# [TASK INPUT]
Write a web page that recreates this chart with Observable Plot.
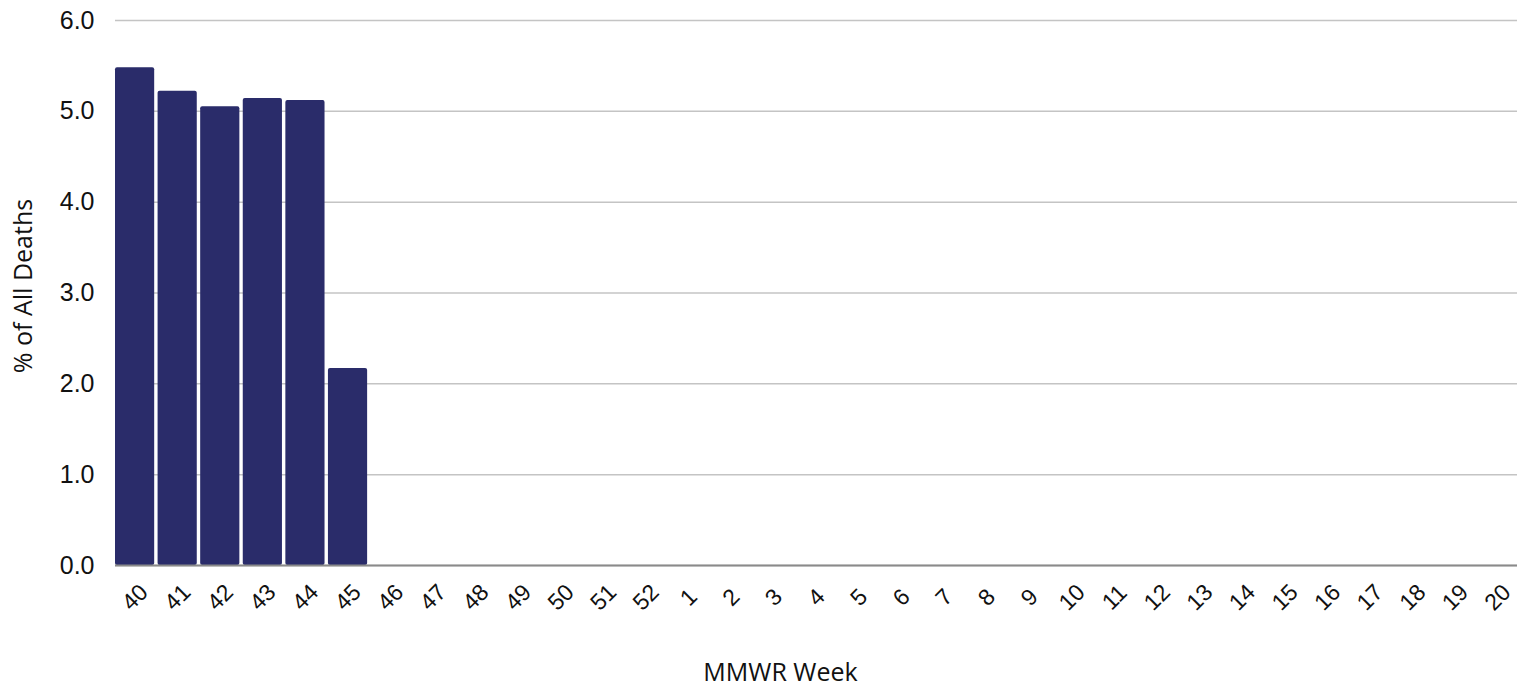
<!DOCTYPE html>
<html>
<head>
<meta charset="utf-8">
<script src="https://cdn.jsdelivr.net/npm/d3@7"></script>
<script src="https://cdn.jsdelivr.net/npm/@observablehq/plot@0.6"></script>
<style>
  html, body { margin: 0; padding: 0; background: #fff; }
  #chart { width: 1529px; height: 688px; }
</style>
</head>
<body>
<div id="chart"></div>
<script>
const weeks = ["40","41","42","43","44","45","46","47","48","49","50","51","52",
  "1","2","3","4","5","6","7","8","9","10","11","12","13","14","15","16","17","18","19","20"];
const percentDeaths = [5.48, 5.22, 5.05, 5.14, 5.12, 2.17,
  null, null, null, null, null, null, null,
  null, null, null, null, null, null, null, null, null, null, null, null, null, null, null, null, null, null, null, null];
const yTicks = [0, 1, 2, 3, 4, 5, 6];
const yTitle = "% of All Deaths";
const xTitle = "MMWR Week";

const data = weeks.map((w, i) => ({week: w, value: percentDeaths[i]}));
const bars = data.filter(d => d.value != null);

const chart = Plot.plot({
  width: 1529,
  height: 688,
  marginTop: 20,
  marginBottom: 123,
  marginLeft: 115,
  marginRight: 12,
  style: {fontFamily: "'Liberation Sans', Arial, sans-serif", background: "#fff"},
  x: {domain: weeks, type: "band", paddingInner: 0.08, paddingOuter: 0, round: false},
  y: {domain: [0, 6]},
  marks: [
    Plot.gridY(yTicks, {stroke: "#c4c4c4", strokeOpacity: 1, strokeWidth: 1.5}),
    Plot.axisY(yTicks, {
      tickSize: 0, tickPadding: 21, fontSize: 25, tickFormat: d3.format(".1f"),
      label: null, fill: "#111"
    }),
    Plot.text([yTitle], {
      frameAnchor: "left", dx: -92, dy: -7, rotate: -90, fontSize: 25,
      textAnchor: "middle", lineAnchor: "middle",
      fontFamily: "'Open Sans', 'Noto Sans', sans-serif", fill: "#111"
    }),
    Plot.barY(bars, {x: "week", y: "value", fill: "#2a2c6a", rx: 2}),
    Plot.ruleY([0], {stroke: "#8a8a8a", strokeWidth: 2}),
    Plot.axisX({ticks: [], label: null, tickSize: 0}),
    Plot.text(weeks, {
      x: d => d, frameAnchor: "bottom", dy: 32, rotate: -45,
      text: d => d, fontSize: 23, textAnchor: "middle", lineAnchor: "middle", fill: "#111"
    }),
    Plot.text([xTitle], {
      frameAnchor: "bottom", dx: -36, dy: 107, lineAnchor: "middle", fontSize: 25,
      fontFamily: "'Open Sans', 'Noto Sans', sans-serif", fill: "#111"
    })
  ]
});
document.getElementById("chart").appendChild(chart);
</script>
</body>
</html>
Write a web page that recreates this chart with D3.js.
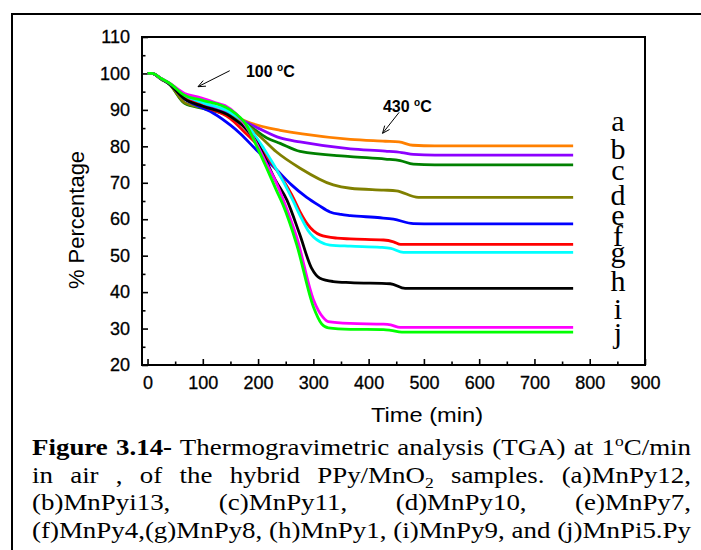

# [WORK TO COMPLETE]
Leave out the pictures and reproduce the rest of the listing exactly.

# [WRITTEN SOLUTION]
Write a web page that recreates this chart with Observable Plot.
<!DOCTYPE html>
<html>
<head>
<meta charset="utf-8">
<script src="https://cdn.jsdelivr.net/npm/d3@7"></script>
<script src="https://cdn.jsdelivr.net/npm/@observablehq/plot@0.6"></script>
<style>
  html, body { margin: 0; padding: 0; background: #fff; }
  #chart { width: 1529px; height: 688px; }
</style>
</head>
<body>
<div id="chart"></div>
<script>
const weeks = ["40","41","42","43","44","45","46","47","48","49","50","51","52",
  "1","2","3","4","5","6","7","8","9","10","11","12","13","14","15","16","17","18","19","20"];
const percentDeaths = [5.48, 5.22, 5.05, 5.14, 5.12, 2.17,
  null, null, null, null, null, null, null,
  null, null, null, null, null, null, null, null, null, null, null, null, null, null, null, null, null, null, null, null];
const yTicks = [0, 1, 2, 3, 4, 5, 6];
const yTitle = "% of All Deaths";
const xTitle = "MMWR Week";

const data = weeks.map((w, i) => ({week: w, value: percentDeaths[i]}));
const bars = data.filter(d => d.value != null);

const chart = Plot.plot({
  width: 1529,
  height: 688,
  marginTop: 20,
  marginBottom: 123,
  marginLeft: 115,
  marginRight: 12,
  style: {fontFamily: "'Liberation Sans', Arial, sans-serif", background: "#fff"},
  x: {domain: weeks, type: "band", paddingInner: 0.08, paddingOuter: 0, round: false},
  y: {domain: [0, 6]},
  marks: [
    Plot.gridY(yTicks, {stroke: "#c4c4c4", strokeOpacity: 1, strokeWidth: 1.5}),
    Plot.axisY(yTicks, {
      tickSize: 0, tickPadding: 21, fontSize: 25, tickFormat: d3.format(".1f"),
      label: null, fill: "#111"
    }),
    Plot.text([yTitle], {
      frameAnchor: "left", dx: -92, dy: -7, rotate: -90, fontSize: 25,
      textAnchor: "middle", lineAnchor: "middle",
      fontFamily: "'Open Sans', 'Noto Sans', sans-serif", fill: "#111"
    }),
    Plot.barY(bars, {x: "week", y: "value", fill: "#2a2c6a", rx: 2}),
    Plot.ruleY([0], {stroke: "#8a8a8a", strokeWidth: 2}),
    Plot.axisX({ticks: [], label: null, tickSize: 0}),
    Plot.text(weeks, {
      x: d => d, frameAnchor: "bottom", dy: 32, rotate: -45,
      text: d => d, fontSize: 23, textAnchor: "middle", lineAnchor: "middle", fill: "#111"
    }),
    Plot.text([xTitle], {
      frameAnchor: "bottom", dx: -36, dy: 107, lineAnchor: "middle", fontSize: 25,
      fontFamily: "'Open Sans', 'Noto Sans', sans-serif", fill: "#111"
    })
  ]
});
document.getElementById("chart").appendChild(chart);
</script>
</body>
</html>
Write a web page that recreates this chart with D3.js.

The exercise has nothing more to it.